### Provided data
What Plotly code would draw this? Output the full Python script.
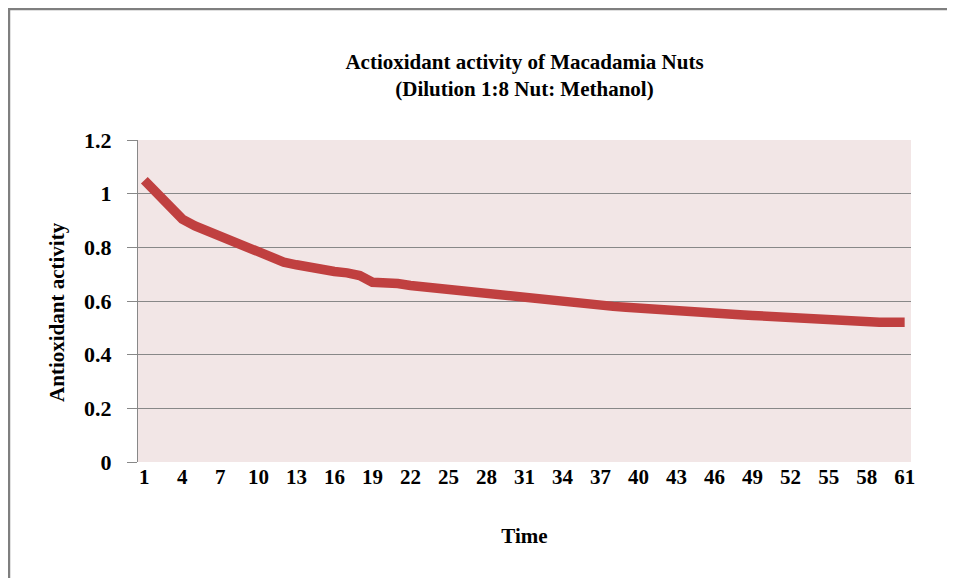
import plotly.graph_objects as go

time = list(range(1, 62))
activity = [
    1.05, 1.00, 0.95, 0.905, 0.88, 0.86, 0.84, 0.82, 0.80, 0.78,
    0.76, 0.745, 0.735, 0.725, 0.718, 0.71, 0.705, 0.695, 0.67, 0.67,
    0.665, 0.658, 0.653, 0.648, 0.643, 0.638, 0.634, 0.629, 0.622, 0.614,
    0.608, 0.603, 0.598, 0.594, 0.591, 0.588, 0.585, 0.58, 0.577, 0.573,
    0.57, 0.567, 0.564, 0.562, 0.56, 0.556, 0.552, 0.549, 0.546, 0.543,
    0.54, 0.538, 0.536, 0.533, 0.53, 0.525, 0.521, 0.52, 0.521, 0.521, 0.521,
]
x_ticks = list(range(1, 62, 3))
y_ticks = [0, 0.2, 0.4, 0.6, 0.8, 1, 1.2]
y_tick_text = ["0", "0.2", "0.4", "0.6", "0.8", "1", "1.2"]

FONT = "Liberation Serif"
FS = 21

fig = go.Figure()
fig.add_trace(go.Scatter(
    x=time, y=activity, mode="lines",
    line=dict(color="#c04040", width=9.5, shape="linear"),
    showlegend=False, hoverinfo="x+y",
))

fig.update_layout(
    width=947, height=570,
    margin=dict(l=130, r=44, t=132, b=116),
    paper_bgcolor="white",
    plot_bgcolor="#f2e6e6",
    font=dict(family=FONT, size=FS, color="black"),
    title=dict(
        text="<b>Actioxidant activity of Macadamia Nuts<br>(Dilution 1:8 Nut: Methanol)</b>",
        x=0.5, xref="paper", xanchor="center",
        yref="container", y=0.893, yanchor="top",
        font=dict(family=FONT, size=FS, color="black"),
    ),
    xaxis=dict(
        range=[0.5, 61.5],
        tickmode="array", tickvals=x_ticks,
        ticktext=[f"<b>{t}</b>" for t in x_ticks],
        showgrid=False, zeroline=False,
        showline=False,
        ticks="", ticklen=0,
        tickfont=dict(family=FONT, size=FS, color="black"),
        title=dict(text="<b>Time</b>", standoff=40,
                   font=dict(family=FONT, size=FS, color="black")),
        fixedrange=True,
    ),
    yaxis=dict(
        range=[0, 1.2],
        tickmode="array", tickvals=y_ticks,
        ticktext=[f"<b>{t}</b>" for t in y_tick_text],
        showgrid=True, gridcolor="#888888", gridwidth=1.3,
        zeroline=False,
        showline=True, linecolor="#888888", linewidth=1.3,
        ticks="outside", ticklen=10, tickcolor="#888888", tickwidth=1.3,
        ticklabelstandoff=11,
        tickfont=dict(family=FONT, size=22, color="black"),
        fixedrange=True,
    ),
    annotations=[
        dict(text="<b>Antioxidant activity</b>", textangle=-90,
             xref="paper", yref="paper", x=-0.1048, y=0.466,
             xanchor="center", yanchor="middle", showarrow=False,
             font=dict(family=FONT, size=FS, color="black")),
    ],
    shapes=[
        dict(type="rect", xref="paper", yref="paper",
             x0=-0.1669, x1=1.061, y0=-0.376, y1=1.4068,
             line=dict(color="#7f7f7f", width=2.5), layer="below"),
    ],
)

fig.write_html("out.html")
######
Copy the material shown above in full and exactly. Skip the pictures.

Correct output.
What Plotly code would draw this? Output the full Python script.
import plotly.graph_objects as go

time = list(range(1, 62))
activity = [
    1.05, 1.00, 0.95, 0.905, 0.88, 0.86, 0.84, 0.82, 0.80, 0.78,
    0.76, 0.745, 0.735, 0.725, 0.718, 0.71, 0.705, 0.695, 0.67, 0.67,
    0.665, 0.658, 0.653, 0.648, 0.643, 0.638, 0.634, 0.629, 0.622, 0.614,
    0.608, 0.603, 0.598, 0.594, 0.591, 0.588, 0.585, 0.58, 0.577, 0.573,
    0.57, 0.567, 0.564, 0.562, 0.56, 0.556, 0.552, 0.549, 0.546, 0.543,
    0.54, 0.538, 0.536, 0.533, 0.53, 0.525, 0.521, 0.52, 0.521, 0.521, 0.521,
]
x_ticks = list(range(1, 62, 3))
y_ticks = [0, 0.2, 0.4, 0.6, 0.8, 1, 1.2]
y_tick_text = ["0", "0.2", "0.4", "0.6", "0.8", "1", "1.2"]

FONT = "Liberation Serif"
FS = 21

fig = go.Figure()
fig.add_trace(go.Scatter(
    x=time, y=activity, mode="lines",
    line=dict(color="#c04040", width=9.5, shape="linear"),
    showlegend=False, hoverinfo="x+y",
))

fig.update_layout(
    width=947, height=570,
    margin=dict(l=130, r=44, t=132, b=116),
    paper_bgcolor="white",
    plot_bgcolor="#f2e6e6",
    font=dict(family=FONT, size=FS, color="black"),
    title=dict(
        text="<b>Actioxidant activity of Macadamia Nuts<br>(Dilution 1:8 Nut: Methanol)</b>",
        x=0.5, xref="paper", xanchor="center",
        yref="container", y=0.893, yanchor="top",
        font=dict(family=FONT, size=FS, color="black"),
    ),
    xaxis=dict(
        range=[0.5, 61.5],
        tickmode="array", tickvals=x_ticks,
        ticktext=[f"<b>{t}</b>" for t in x_ticks],
        showgrid=False, zeroline=False,
        showline=False,
        ticks="", ticklen=0,
        tickfont=dict(family=FONT, size=FS, color="black"),
        title=dict(text="<b>Time</b>", standoff=40,
                   font=dict(family=FONT, size=FS, color="black")),
        fixedrange=True,
    ),
    yaxis=dict(
        range=[0, 1.2],
        tickmode="array", tickvals=y_ticks,
        ticktext=[f"<b>{t}</b>" for t in y_tick_text],
        showgrid=True, gridcolor="#888888", gridwidth=1.3,
        zeroline=False,
        showline=True, linecolor="#888888", linewidth=1.3,
        ticks="outside", ticklen=10, tickcolor="#888888", tickwidth=1.3,
        ticklabelstandoff=11,
        tickfont=dict(family=FONT, size=22, color="black"),
        fixedrange=True,
    ),
    annotations=[
        dict(text="<b>Antioxidant activity</b>", textangle=-90,
             xref="paper", yref="paper", x=-0.1048, y=0.466,
             xanchor="center", yanchor="middle", showarrow=False,
             font=dict(family=FONT, size=FS, color="black")),
    ],
    shapes=[
        dict(type="rect", xref="paper", yref="paper",
             x0=-0.1669, x1=1.061, y0=-0.376, y1=1.4068,
             line=dict(color="#7f7f7f", width=2.5), layer="below"),
    ],
)

fig.write_html("out.html")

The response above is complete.